A Colorado woman is facing a $500 fine from U.S. Customs and Border Protection (CBP) for saving a free apple she received as a snack from Delta Air Lines on her way back to the United States from Paris, France.
Crystal Tadlock told Fox 31 Denver, toward the end of her flight from Paris, flight attendants passed out apples in plastic bags as a snack. Tadlock put the fruit in her carry-on to save for when she was hungry during the second leg of her trip.
Once Tadlock arrived in the U.S., she went through Customs and her bag was chosen to be randomly searched, Fox 31 reported. Tadlock says a Customs agent pulled out the apple in the plastic bag with Delta’s logo on it.
When questioned about the snack, Tadlock explained she received the apple from the airline and asked if she could throw it away or eat it, Fox 31 reported. The Customs agent allegedly told her no and fined her $500 for carrying the undeclared fruit.
“He had asked me if my trip to France was expensive and I said, ‘yeah.’ I didn’t really get why he was asking that question, and then he said ‘It’s about to get a lot more expensive after I charge you $500,’” said Tadlock to Fox 31.
Tadlock said the innocent mistake could end up costing her more than just the $500 fine – she could also lose her Global Entry Status, which allows pre-approved, low-risk travelers to have expedited clearance into the U.S.
Tadlock told Fox 31 she’s frustrated with the incident and feels Delta should not have passed the apples out to customers or should have at least reminded passengers not to take the fruit off of the plane. She also thinks Customs could have handled the situation differently after seeing the fruit was in an airline-marked bag.

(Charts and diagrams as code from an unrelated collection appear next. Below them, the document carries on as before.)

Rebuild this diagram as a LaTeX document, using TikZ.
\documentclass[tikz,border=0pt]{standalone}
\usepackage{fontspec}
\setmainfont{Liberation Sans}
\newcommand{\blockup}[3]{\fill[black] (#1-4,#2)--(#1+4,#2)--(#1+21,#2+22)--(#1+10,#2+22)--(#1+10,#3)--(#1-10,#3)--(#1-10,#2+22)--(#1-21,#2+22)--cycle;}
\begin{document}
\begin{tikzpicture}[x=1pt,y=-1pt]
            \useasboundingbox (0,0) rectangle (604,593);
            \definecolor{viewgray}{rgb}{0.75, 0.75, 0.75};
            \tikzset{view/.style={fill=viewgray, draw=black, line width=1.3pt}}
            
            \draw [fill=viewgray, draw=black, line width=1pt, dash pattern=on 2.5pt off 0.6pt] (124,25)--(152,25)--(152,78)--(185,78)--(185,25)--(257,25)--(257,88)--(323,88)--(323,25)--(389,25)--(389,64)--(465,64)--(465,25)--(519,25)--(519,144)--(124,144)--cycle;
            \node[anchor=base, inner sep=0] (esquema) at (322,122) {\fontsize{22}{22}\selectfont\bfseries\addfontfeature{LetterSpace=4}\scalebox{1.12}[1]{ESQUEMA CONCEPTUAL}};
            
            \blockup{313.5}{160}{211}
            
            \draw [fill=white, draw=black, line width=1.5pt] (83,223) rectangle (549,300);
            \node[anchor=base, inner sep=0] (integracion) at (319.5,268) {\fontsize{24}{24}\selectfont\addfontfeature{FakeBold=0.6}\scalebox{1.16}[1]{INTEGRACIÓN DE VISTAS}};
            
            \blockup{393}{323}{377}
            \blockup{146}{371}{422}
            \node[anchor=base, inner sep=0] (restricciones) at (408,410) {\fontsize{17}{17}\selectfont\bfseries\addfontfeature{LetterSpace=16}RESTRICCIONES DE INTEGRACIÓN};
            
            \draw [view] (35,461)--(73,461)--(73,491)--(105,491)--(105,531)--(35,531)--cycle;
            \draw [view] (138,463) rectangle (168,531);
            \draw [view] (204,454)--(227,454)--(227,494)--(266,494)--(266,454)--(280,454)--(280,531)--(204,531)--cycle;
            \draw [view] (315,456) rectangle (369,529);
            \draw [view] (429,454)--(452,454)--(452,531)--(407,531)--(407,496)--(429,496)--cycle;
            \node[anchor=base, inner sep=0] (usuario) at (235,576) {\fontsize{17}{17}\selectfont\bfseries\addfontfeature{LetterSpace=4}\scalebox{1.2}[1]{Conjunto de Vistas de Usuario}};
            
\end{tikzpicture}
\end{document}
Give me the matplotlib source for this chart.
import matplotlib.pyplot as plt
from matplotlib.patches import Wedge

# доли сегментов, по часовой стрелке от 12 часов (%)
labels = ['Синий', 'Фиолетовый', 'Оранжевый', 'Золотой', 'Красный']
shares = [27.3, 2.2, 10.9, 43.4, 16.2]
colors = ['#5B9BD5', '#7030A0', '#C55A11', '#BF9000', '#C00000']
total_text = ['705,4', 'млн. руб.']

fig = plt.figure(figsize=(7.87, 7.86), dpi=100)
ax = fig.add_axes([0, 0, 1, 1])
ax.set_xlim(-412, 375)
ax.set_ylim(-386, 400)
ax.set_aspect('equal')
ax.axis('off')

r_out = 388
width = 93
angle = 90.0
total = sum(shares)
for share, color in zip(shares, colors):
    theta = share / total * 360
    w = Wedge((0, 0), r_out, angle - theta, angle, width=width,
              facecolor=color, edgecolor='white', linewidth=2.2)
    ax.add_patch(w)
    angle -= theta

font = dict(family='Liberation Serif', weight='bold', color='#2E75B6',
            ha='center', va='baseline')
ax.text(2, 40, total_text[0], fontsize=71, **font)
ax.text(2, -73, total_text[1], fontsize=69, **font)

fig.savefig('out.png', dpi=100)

“It’s really unfortunate someone has to go through that and be treated like a criminal over a piece of fruit,” said Tadlock to Fox 31.
A CBP spokesperson said in a comment to Fox News that “all agricultural items must be declared.”
“Prohibited items that are not declared by a passenger are confiscated and disposed of by CBP. More importantly, civil penalties may be assessed for failure to declare prohibited agricultural products and may range up to 1,000 dollars per first-time offense for non commercial quantities. If the items are determined to be for commercial use, violations will be assessed at a much higher rate,” the statement read.
According to the U.S. Customs and Border Protection website, “every fruit or vegetable must be declared to a CBP Agriculture Specialist or CBP Officer and must be presented for inspection.”
A spokesperson for Delta said in a statement to Fox News: “We encourage customers to adhere to U.S. Customs and Border Protection policies and requirements.”
Tadlock is planning to fight the charge in court.